If the user selected 联 followed by 合, for example, the IME’s next suggestions might include 国 (guo), leading to the three-character Chinese word 联合国 (lianheguo), meaning “United Nations”.

If the user’s selection was 联邦, by comparison, the very next “connected thought” suggestion might be the two-character compounds 德国 (deguo, “Germany”, giving us 联邦德国 or “Federal Republic of Germany”) or 政府 (zhengfu, “government”, giving us 联邦政府 or “federal government”).

“Connected thought” pinyin input became so central to Chinese computing that the term itself was eventually enshrined as the name of one of China’s most influential computing companies ever: Lenovo, the firm that, in 2005, took over IBM’s personal computing business.

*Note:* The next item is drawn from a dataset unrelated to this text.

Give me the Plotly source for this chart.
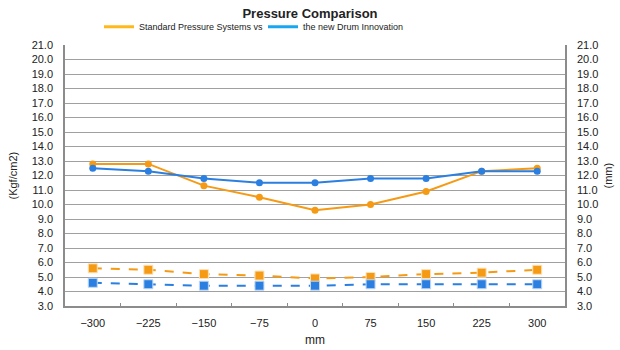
import plotly.graph_objects as go

positions = [-300, -225, -150, -75, 0, 75, 150, 225, 300]
std_pressure = [12.8, 12.8, 11.3, 10.5, 9.6, 10.0, 10.9, 12.3, 12.5]
drum_pressure = [12.5, 12.3, 11.8, 11.5, 11.5, 11.8, 11.8, 12.3, 12.3]
std_mm = [5.6, 5.5, 5.2, 5.1, 4.9, 5.0, 5.2, 5.3, 5.5]
drum_mm = [4.6, 4.5, 4.4, 4.4, 4.4, 4.5, 4.5, 4.5, 4.5]
boundaries = [-262.5, -187.5, -112.5, -37.5, 37.5, 112.5, 187.5, 262.5]

ORANGE = "#F59A14"
BLUE = "#2B7FE0"
FONT = "Liberation Sans, Arial, sans-serif"

fig = go.Figure()
fig.add_trace(go.Scatter(x=positions, y=std_pressure, mode="lines+markers",
                         line=dict(color=ORANGE, width=2), marker=dict(size=7, color=ORANGE),
                         showlegend=False))
fig.add_trace(go.Scatter(x=positions, y=drum_pressure, mode="lines+markers",
                         line=dict(color=BLUE, width=2), marker=dict(size=7, color=BLUE),
                         showlegend=False))
fig.add_trace(go.Scatter(x=positions, y=std_mm, mode="lines+markers", yaxis="y2",
                         line=dict(color=ORANGE, width=2, dash="dash"),
                         marker=dict(size=9, symbol="square", color=ORANGE,
                                     line=dict(color="#FDE3B8", width=1)),
                         showlegend=False))
fig.add_trace(go.Scatter(x=positions, y=drum_mm, mode="lines+markers", yaxis="y2",
                         line=dict(color=BLUE, width=2, dash="dash"),
                         marker=dict(size=9, symbol="square", color=BLUE,
                                     line=dict(color="#BFD8F5", width=1)),
                         showlegend=False))
# legend entries
fig.add_trace(go.Scatter(x=[None], y=[None], mode="lines", name="Standard Pressure Systems vs",
                         line=dict(color="#FFB81C", width=3)))
fig.add_trace(go.Scatter(x=[None], y=[None], mode="lines", name="the new Drum Innovation",
                         line=dict(color="#19A6F0", width=3)))

yax = dict(range=[3, 21], dtick=1, tick0=3, tickformat=".1f",
           showgrid=True, gridcolor="#A0A0A0", gridwidth=1,
           showline=True, linecolor="#8C8C8C", linewidth=1.5,
           ticks="", zeroline=False, ticklabelstandoff=8, automargin=False,
           tickfont=dict(family=FONT, size=11, color="#222"))

fig.update_layout(
    width=620, height=350,
    margin=dict(l=65, r=55, t=43, b=44),
    paper_bgcolor="white", plot_bgcolor="white",
    title=dict(text="<b>Pressure Comparison</b>", x=0.5, xanchor="center",
               y=0.962, yanchor="middle", font=dict(family=FONT, size=13, color="#222")),
    legend=dict(orientation="h", x=0.068, xanchor="left", y=1.07, yanchor="middle",
                font=dict(family=FONT, size=9, color="#222"), itemwidth=30,
                entrywidth=119, entrywidthmode="pixels",
                bgcolor="rgba(0,0,0,0)"),
    xaxis=dict(range=[-337.5, 337.5], tickvals=positions, ticks="",
               showgrid=False, zeroline=False, showline=True, automargin=False,
               linecolor="#8C8C8C", linewidth=1.5, ticklabelstandoff=6,
               tickfont=dict(family=FONT, size=11, color="#222"),
               minor=dict(tickvals=boundaries, ticks="inside", ticklen=3,
                          tickcolor="#8C8C8C", showgrid=False),
               title=dict(text="mm", font=dict(family=FONT, size=12, color="#222"),
                          standoff=8)),
    yaxis=dict(**yax),
    yaxis2=dict(**yax, overlaying="y", side="right"),
    annotations=[
        dict(text="(Kgf/cm2)", xref="paper", yref="paper", x=(12 - 65) / 500, y=0.5,
             textangle=-90, showarrow=False, xanchor="center", yanchor="middle",
             font=dict(family=FONT, size=11, color="#222")),
        dict(text="(mm)", xref="paper", yref="paper", x=(607 - 65) / 500, y=0.5,
             textangle=-90, showarrow=False, xanchor="center", yanchor="middle",
             font=dict(family=FONT, size=11, color="#222")),
    ],
)

fig.write_html("out.html")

Lenovo’s Chinese name is Lianxiang, or “Connected thought”.

In the opening decades of the 21st century, engineers took Chinese input text one step further:

Chinese IMEs entered the cloud, enabling predictive text suggestions to harness vast, dynamic, ever-growing, user-generated text corpora to deliver ever-longer and more accurate “connected thought” recommendations to users.

Unlike IMEs from the 1980s to the 2000s, where the entire input process took place inside the computer, new cloud-based systems by Sogou, Baidu, QQ, Microsoft and others had begun to harness enormous, distributed, user-generated Chinese-language text corpora, as well as ever more sophisticated natural language processing.

A comparison here might be the Google search bar, which, beginning in the early 2000s, began to make suggestions to the user by analysing their search terms and comparing them against those of millions of other users.

But unlike the Google search bar, cloud input was used in the context of Microsoft Word, email, text messages and browsing the web.

In 2013, Microsoft researchers touted the growing power of its Chinese IME while Sogou boasted far greater accuracy and performance for its cloud-based IME.

“Long sentence accuracy” – the ability for an IME to convert a long and complex sequence of alphabetic letters into an accurate, multi-character Chinese passage – has grown from a reported 62.5 per cent on locally stored IMEs to 84 per cent with cloud input, Sogou reported, while “short sentence accuracy” was reported to grow from 91.52 per cent to 96 per cent.

Cloud input (yun shurufa, 云输入法), simply put, was getting better and better at guessing the user’s next character.

By the 2000s, in fact, developers had pushed Chinese predictive text to a point once considered unimaginable, where Chinese inputting speeds – bolstered with ever more sophisticated predictive text capabilities – began to outstrip those of English, long considered the unsurpassable benchmark of modern human-computer interaction.

Loading up a cloud-based phonetic IME, for example, one can enter the string zhrmghg and watch as it correctly suggests 中华人民共和国 (Zhonghua renmin gongheguo or “the People’s Republic of China”): a mere seven keystrokes, as compared to 26 to type out the entire pinyin spelling.

If one prefers an example from deeper in antiquity, we can return to the line from the Tang dynasty poem that we started with: “I dismount from my horse and offer you wine.”

Chances are good that your Chinese IME – if it is outfitted with cloud-based input functionality – will be able to produce this passage with nothing more than five keystrokes: admittedly, this is one of the best known of all Tang poems, which helps account for why a Chinese input system might have this stanza stored in memory.

At the same time, however, I invite English-speaking readers to try typing the following sequence in Microsoft Word or elsewhere: sicttasdtamlamt.

Was your machine able to identify the comparably famous sonnet by Shakespeare? Chances are slim.